Protesters have sought Rosselló’s ouster for over a week, following the publishing of damning Telegram chat logs in which he and other Puerto Rican elites denigrated a host of Boricuas, from pop star Ricky Martin to San Juan Mayor Carmen Yulín Cruz and even those who died in Hurricane Maria in 2017.
“You have until 11:59 pm to leave,” protesters said Sunday night, following news that Rosselló would stay in office, but not seek reelection in 2020 as he had planned. “If you refuse, we will make this country unmanageable.”
The following morning, a statement by the progressive coalition Power 4 Puerto Rico said that “the legislature of Puerto Rico must now commence an impeachment process based on the ample evidence corroborated by many jurists of Rosselló breaking the law."
Boricuas, as the saying goes, turned up. By the hundreds of thousands.
Eyewitness estimates placed the crowd’s numbers at 400,000, even as a driving rainstorm struck, and in their strength they shut down key highway arteries to draw further attention to their cause. With a population of only 3.1 million, that’s a sizeable portion of the island’s people taking part in a demonstration aimed explicitly at ousting Puerto Rico’s governor.
While Puerto Rico elects its governor, it is not a US state. Seized in 1898 during the Spanish-American War, the island’s burgeoning national identity has fueled resistance movements and sometimes violent uprisings that aim to end US rule over the island, which they say is colonial in nature.

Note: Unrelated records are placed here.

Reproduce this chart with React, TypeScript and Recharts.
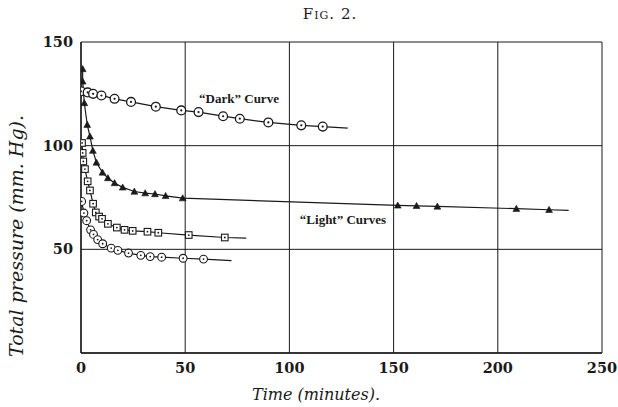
import React from 'react';
import { LineChart, Line, XAxis, YAxis, CartesianGrid } from 'recharts';

// "Dark" curve (circles)
const darkTimes = [0, 3.2, 5.8, 9.8, 16.1, 24, 35.9, 48.1, 56.4, 68.2, 76.2, 89.9, 105.7, 116];
const darkValues = [126.2, 125.7, 125, 124.2, 122.6, 121.1, 118.8, 117, 116.2, 114.2, 113, 111.2, 109.8, 109.2];
const darkEnd = { t: 128, p: 108.5 };

// "Light" curve A (triangles)
const triTimes = [0.8, 0.8, 1.6, 3, 4.3, 5.7, 7.4, 10.3, 12.9, 16.1, 20, 25.6, 30.8, 35.5, 40.6, 48.8, 152, 161, 171, 208.9, 224.6];
const triValues = [137, 131, 120.6, 110.1, 104.5, 97.6, 91.9, 87.1, 84.4, 82, 79.9, 77.9, 77.1, 76.7, 75.8, 74.7, 71.2, 71, 70.7, 69.6, 69.1];
const triEnd = { t: 234, p: 68.8 };

// "Light" curve B (squares)
const sqTimes = [0.5, 0.8, 1.1, 1.9, 3.2, 4.3, 5.8, 7.1, 8.7, 10.1, 12.9, 17.2, 20.9, 24.8, 31.9, 37.1, 51.7, 69];
const sqValues = [101.3, 96.5, 92.4, 88.7, 82.8, 78.4, 72, 67.8, 65.8, 64.7, 62.3, 60.5, 59.4, 58.9, 58.5, 58, 56.9, 55.7];
const sqEnd = { t: 79.3, p: 55.4 };

// "Light" curve C (circles)
const circTimes = [0.3, 1.4, 2.7, 4.6, 6, 8, 10.4, 14.5, 17.7, 22.8, 28.7, 33.2, 38.7, 49, 58.8];
const circValues = [73.1, 67.5, 63.8, 59.4, 57.2, 54.7, 52.7, 50.6, 49.5, 48.2, 47.1, 46.5, 46.2, 45.7, 45.3];
const circEnd = { t: 72.2, p: 44.6 };

const xTicks = [0, 50, 100, 150, 200, 250];
const yTicks = [50, 100, 150];

const build = (ts: number[], vs: number[], end: { t: number; p: number }) => [
  ...ts.map((t, i) => ({ t, p: vs[i], mark: true })),
  { t: end.t, p: end.p, mark: false },
];

const darkData = build(darkTimes, darkValues, darkEnd);
const triData = build(triTimes, triValues, triEnd);
const sqData = build(sqTimes, sqValues, sqEnd);
const circData = build(circTimes, circValues, circEnd);

const INK = '#1a1a1a';

const CircleDot = (props: any) => {
  const { cx, cy, payload, index } = props;
  if (!payload || !payload.mark || cx == null || cy == null) return <g key={index} />;
  return (
    <g key={index}>
      <circle cx={cx} cy={cy} r={4.4} fill="#fff" stroke={INK} strokeWidth={1.3} />
      <circle cx={cx} cy={cy} r={1.1} fill={INK} />
    </g>
  );
};

const SmallCircleDot = (props: any) => {
  const { cx, cy, payload, index } = props;
  if (!payload || !payload.mark || cx == null || cy == null) return <g key={index} />;
  return (
    <g key={index}>
      <circle cx={cx} cy={cy} r={3.9} fill="#fff" stroke={INK} strokeWidth={1.1} />
      <circle cx={cx} cy={cy} r={0.9} fill={INK} />
    </g>
  );
};

const SquareDot = (props: any) => {
  const { cx, cy, payload, index } = props;
  if (!payload || !payload.mark || cx == null || cy == null) return <g key={index} />;
  return (
    <g key={index}>
      <rect x={cx - 3.3} y={cy - 3.3} width={6.6} height={6.6} fill="#fff" stroke={INK} strokeWidth={1.1} />
      <circle cx={cx} cy={cy} r={0.9} fill={INK} />
    </g>
  );
};

const TriDot = (props: any) => {
  const { cx, cy, payload, index } = props;
  if (!payload || !payload.mark || cx == null || cy == null) return <g key={index} />;
  const s = 3.4;
  return (
    <path
      key={index}
      d={`M${cx},${cy - s} L${cx + s},${cy + s * 0.8} L${cx - s},${cy + s * 0.8} Z`}
      fill={INK}
      stroke={INK}
      strokeWidth={0.6}
    />
  );
};

const tickStyle = { fontFamily: 'DejaVu Serif', fontWeight: 700, fontSize: 14.5, fill: INK };

export default function App() {
  return (
    <div style={{ position: 'absolute', left: 0, top: 0, width: 618, height: 407, background: '#fff' }}>
      <LineChart
        width={618}
        height={407}
        margin={{ top: 42, right: 16, bottom: 24, left: 21 }}
      >
        <CartesianGrid stroke={INK} strokeWidth={1} />
        <XAxis
          dataKey="t"
          type="number"
          domain={[0, 250]}
          ticks={xTicks}
          allowDataOverflow
          height={30}
          tickLine={false}
          tickSize={0}
          tickMargin={10}
          axisLine={{ stroke: INK, strokeWidth: 1.4 }}
          tick={tickStyle}
        />
        <YAxis
          dataKey="p"
          type="number"
          domain={[0, 150]}
          ticks={yTicks}
          allowDataOverflow
          width={60}
          tickLine={false}
          tickSize={0}
          tickMargin={8}
          axisLine={{ stroke: INK, strokeWidth: 1.4 }}
          tick={tickStyle}
        />
        <Line data={darkData} dataKey="p" stroke={INK} strokeWidth={1.3} dot={<CircleDot />} isAnimationActive={false} activeDot={false} />
        <Line data={triData} dataKey="p" stroke={INK} strokeWidth={1.2} dot={<TriDot />} isAnimationActive={false} activeDot={false} />
        <Line data={sqData} dataKey="p" stroke={INK} strokeWidth={1.2} dot={<SquareDot />} isAnimationActive={false} activeDot={false} />
        <Line data={circData} dataKey="p" stroke={INK} strokeWidth={1.2} dot={<SmallCircleDot />} isAnimationActive={false} activeDot={false} />
      </LineChart>

      <div style={{ position: 'absolute', left: 330, top: 14, transform: 'translate(-50%,-50%)', fontFamily: 'DejaVu Serif', fontSize: 15, fontVariant: 'small-caps', letterSpacing: 1, color: INK, whiteSpace: 'nowrap' }}>
        Fig. 2.
      </div>
      <div style={{ position: 'absolute', left: 239, top: 99, transform: 'translate(-50%,-50%)', fontFamily: 'Liberation Serif', fontWeight: 700, fontSize: 13, color: INK, whiteSpace: 'nowrap' }}>
        “Dark” Curve
      </div>
      <div style={{ position: 'absolute', left: 343, top: 220, transform: 'translate(-50%,-50%)', fontFamily: 'Liberation Serif', fontWeight: 700, fontSize: 13, color: INK, whiteSpace: 'nowrap' }}>
        “Light” Curves
      </div>
      <div style={{ position: 'absolute', left: 316, top: 394, transform: 'translate(-50%,-50%)', fontFamily: 'DejaVu Serif', fontStyle: 'italic', fontSize: 16, color: INK, whiteSpace: 'nowrap' }}>
        Time (minutes).
      </div>
      <div style={{ position: 'absolute', left: 16, top: 236, transform: 'translate(-50%,-50%) rotate(-90deg)', fontFamily: 'DejaVu Serif', fontStyle: 'italic', fontSize: 19, color: INK, whiteSpace: 'nowrap' }}>
        Total pressure (mm. Hg).
      </div>
    </div>
  );
}
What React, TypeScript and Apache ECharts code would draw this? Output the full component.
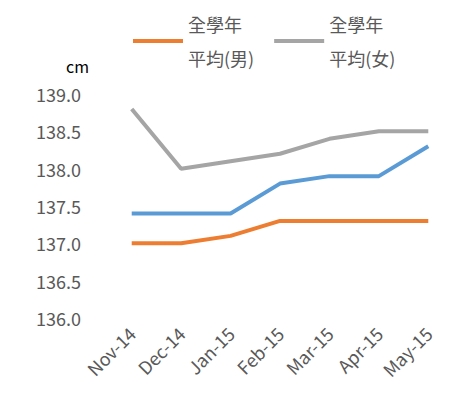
import React, { useEffect, useRef } from "react";
import * as echarts from "echarts";

const categories = ["Nov-14", "Dec-14", "Jan-15", "Feb-15", "Mar-15", "Apr-15", "May-15"];
const boys = [137.0, 137.0, 137.1, 137.3, 137.3, 137.3, 137.3];
const girls = [138.8, 138.0, 138.1, 138.2, 138.4, 138.5, 138.5];
const blue = [137.4, 137.4, 137.4, 137.8, 137.9, 137.9, 138.3];

const font = "'Noto Sans CJK TC', 'Noto Sans', sans-serif";

const App: React.FC = () => {
  const chartRef = useRef<HTMLDivElement>(null);

  useEffect(() => {
    if (!chartRef.current) return;
    const chart = echarts.init(chartRef.current, undefined, { renderer: "svg" });
    chart.setOption({
      animation: false,
      textStyle: { fontFamily: font },
      legend: {
        top: 2,
        left: 128,
        itemWidth: 50,
        itemHeight: 4,
        itemGap: 20,
        icon: "rect",
        data: ["全學年\n平均(男)", "全學年\n平均(女)"],
        textStyle: { fontSize: 18, color: "#595959", lineHeight: 34, fontFamily: font },
      },
      grid: { left: 107, right: 19, top: 94, bottom: 98 },
      xAxis: {
        type: "category",
        data: categories,
        axisLine: { show: false },
        axisTick: { show: false },
        axisLabel: { rotate: 45, fontSize: 18, color: "#595959", margin: 12 },
      },
      yAxis: {
        type: "value",
        name: "cm",
        nameLocation: "end",
        nameGap: 20,
        nameTextStyle: { fontSize: 16, color: "#000", align: "right", padding: [0, 18, 0, 0] },
        min: 136,
        max: 139,
        interval: 0.5,
        splitLine: { show: false },
        axisLabel: { fontSize: 18, color: "#595959", margin: 26, formatter: (v: number) => v.toFixed(1) },
      },
      series: [
        { name: "全學年\n平均(男)", type: "line", data: boys, symbol: "none", lineStyle: { width: 4, color: "#ED7D31" }, itemStyle: { color: "#ED7D31" } },
        { name: "全學年\n平均(女)", type: "line", data: girls, symbol: "none", lineStyle: { width: 4, color: "#A5A5A5" }, itemStyle: { color: "#A5A5A5" } },
        { name: "blue", type: "line", data: blue, symbol: "none", lineStyle: { width: 4, color: "#5B9BD5" }, itemStyle: { color: "#5B9BD5" } },
      ],
    });
    return () => chart.dispose();
  }, []);

  return <div ref={chartRef} style={{ width: 472, height: 416, margin: -8 }} />;
};

export default App;
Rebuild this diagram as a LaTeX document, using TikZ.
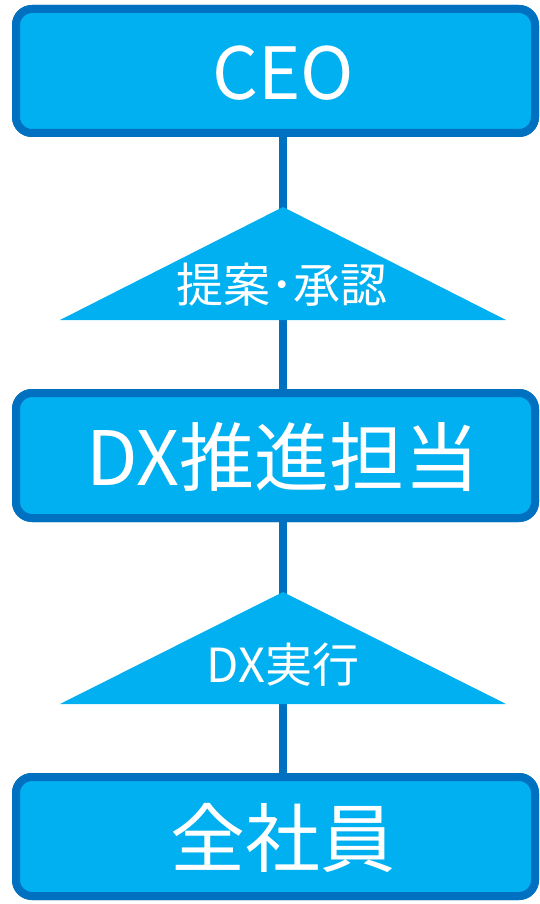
\documentclass[tikz,border=0pt]{standalone}
\usepackage{fontspec}
\setmainfont{Noto Sans CJK JP}
\definecolor{boxfill}{HTML}{00B0F0}
\definecolor{boxline}{HTML}{0070C0}
\begin{document}
\begin{tikzpicture}[x=1pt,y=-1pt,
  orgbox/.style={draw=boxline,line width=8pt,fill=boxfill,rounded corners=16pt,
    minimum width=519pt,inner sep=0pt,outer sep=0pt},
  bigtxt/.style={text=white,font=\fontsize{75}{77}\selectfont,inner sep=0pt},
  ceotxt/.style={text=white,font=\fontsize{72}{74}\selectfont,inner sep=0pt},
  tritxt/.style={text=white,font=\fontsize{47}{49}\selectfont,inner sep=0pt},
  conn/.style={draw=boxline,line width=7.5pt},
  tri/.style={fill=boxfill}]
\useasboundingbox (0,0) rectangle (539,904);
% boxes (named, for the connectors)
\path (275.5,71) node[orgbox,minimum height=124pt] (ceo) {};
\path (275.5,455.5) node[orgbox,minimum height=125pt] (dx) {};
\path (275.5,836.5) node[orgbox,minimum height=119pt] (all) {};
% connectors
\coordinate (mid) at (283,0);
\draw[conn] (ceo.south -| mid) -- (dx.north -| mid);
\draw[conn] (dx.south -| mid) -- (all.north -| mid);
% triangles
\fill[tri] (283,207) -- (506,320) -- (60,320) -- cycle;
\fill[tri] (283,592) -- (506,704) -- (60,704) -- cycle;
% boxes again on top of the connectors
\path (275.5,71) node[orgbox,minimum height=124pt] {};
\path (275.5,455.5) node[orgbox,minimum height=125pt] {};
\path (275.5,836.5) node[orgbox,minimum height=119pt] {};
% texts
\node[ceotxt] (tceo) at (283,73) {CEO};
\node[bigtxt] (tdx) at (283,457) {DX推進担当};
\node[bigtxt] (tall) at (283,838) {全社員};
\node[tritxt] (t1) at (282,285) {提案･承認};
\node[tritxt] (t2) at (283,665) {DX実行};
\end{tikzpicture}
\end{document}
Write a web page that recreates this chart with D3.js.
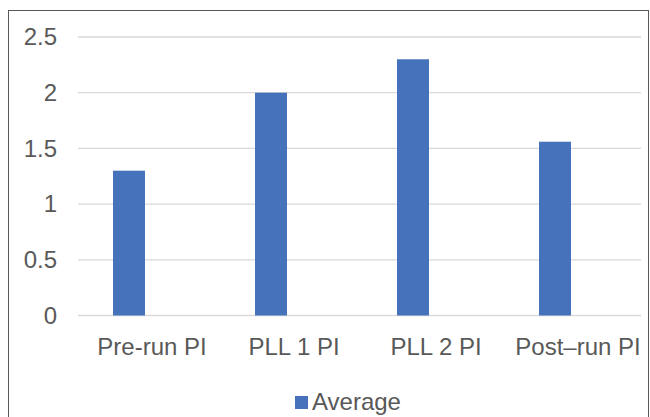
<!DOCTYPE html>
<html>
<head>
<meta charset="utf-8">
<script src="https://cdn.jsdelivr.net/npm/d3@7"></script>
<style>
  html, body { margin: 0; padding: 0; background: #fff; }
  svg { display: block; }
  text { font-family: "Liberation Sans", Arial, sans-serif; fill: #595959; }
</style>
</head>
<body>
<svg id="chart" width="650" height="417"></svg>
<script>
// Plate indices per phase
const categories = ["Pre-run PI", "PLL 1 PI", "PLL 2 PI", "Post\u2013run PI"];
const seriesNames = ["Average", ""];
const averageValues = [1.3, 2.0, 2.3, 1.56];
const yTicks = [0, 0.5, 1, 1.5, 2, 2.5];

const FONT = 24;
const plot = { left: 78, right: 646, top: 37, bottom: 315.5 };
const svg = d3.select("#chart");

// Outer chart frame
svg.append("rect")
  .attr("x", 8.5).attr("y", 10.5)
  .attr("width", 640).attr("height", 420)
  .attr("fill", "none").attr("stroke", "#595959").attr("stroke-width", 1);

const y = d3.scaleLinear().domain([0, 2.5]).range([plot.bottom, plot.top]);
const x0 = d3.scaleBand().domain(categories).range([plot.left, plot.right]);
const x1 = d3.scaleBand().domain(seriesNames).range([0, x0.bandwidth()])
  .paddingInner(0.2).paddingOuter(0.875);

// Gridlines
svg.append("g")
  .selectAll("line").data(yTicks).join("line")
  .attr("x1", plot.left).attr("x2", plot.right - 5)
  .attr("y1", d => y(d)).attr("y2", d => y(d))
  .attr("stroke", "#d9d9d9").attr("stroke-width", 1.3);

// Y axis labels
const yAxis = d3.axisLeft(y).tickValues(yTicks).tickSize(0).tickPadding(0).tickFormat(d3.format("~g"));
svg.append("g")
  .attr("transform", `translate(${plot.left - 21},0)`)
  .call(yAxis)
  .call(g => g.select(".domain").remove())
  .call(g => g.selectAll("text").attr("font-size", FONT).attr("fill", "#595959")
    .attr("font-family", "'Liberation Sans', Arial, sans-serif"));

// Bars
svg.append("g")
  .selectAll("rect").data(categories).join("rect")
  .attr("x", d => x0(d) + x1("Average"))
  .attr("width", x1.bandwidth())
  .attr("y", (d, i) => y(averageValues[i]))
  .attr("height", (d, i) => y(0) - y(averageValues[i]))
  .attr("fill", "#4672bb");

// X axis labels
const xAxis = d3.axisBottom(x0).tickSize(0).tickPadding(0);
svg.append("g")
  .attr("transform", `translate(3,${y(0) + 22})`)
  .call(xAxis)
  .call(g => g.select(".domain").remove())
  .call(g => g.selectAll("text").attr("font-size", FONT).attr("fill", "#595959")
    .attr("dy", "0.71em")
    .attr("font-family", "'Liberation Sans', Arial, sans-serif"));

// Legend
const legend = svg.append("g").attr("transform", "translate(295,396)");
legend.append("rect").attr("width", 13).attr("height", 13).attr("fill", "#4672bb");
legend.append("text").attr("x", 17).attr("y", 14)
  .attr("font-size", FONT).text(seriesNames[0]);
</script>
</body>
</html>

In 2016, as the territory’s finances entered dire straits, the US Congress passed the Puerto Rico Oversight, Management, and Economic Stability Act (PROMESA), putting an appointed panel in charge of the island’s finances in order to oversee drastic cuts to social programs. The catastrophic Hurricane Maria, which killed thousands in late 2017 as both the US and Puerto Rican governments bungled the recovery effort, only inflamed tensions further - tensions that are boiling over now in an explosion of anger at what millions of Boricuas in Puerto Rico and the US mainland see as mismanagement and a deeply unfair relationship with the United States.
Schlehuber traveled to San Juan last week to report on the protests first-hand. He spoke with show hosts Eugene Puryear and Sean Blackmon Monday about what he saw and heard from locals demanding change, and they were joined by Jamarl Thomas, a political analyst and host of the "Progressive Soapbox."
“Thanks to the work by the Puerto Rican Center for Investigative Journalism, we now have learned Rosselló and his close allies were manipulating media outlets and ramping up public relations efforts after Hurricane Maria to make it look like his government was doing all they could for the Puerto Rican people, while at the same time directing government funds and private donations to their friends and those who were paying them big lobbying fees,” Schlehuber said, summarizing what protesters had told him during the demonstrations.
Thomas noted that with millions in the streets all around the world, it seemed like the question of whether or not Rosselló would be impeached was a foregone conclusion, even as Rosselló tries to defend himself by saying that using homophobic slurs is not a crime.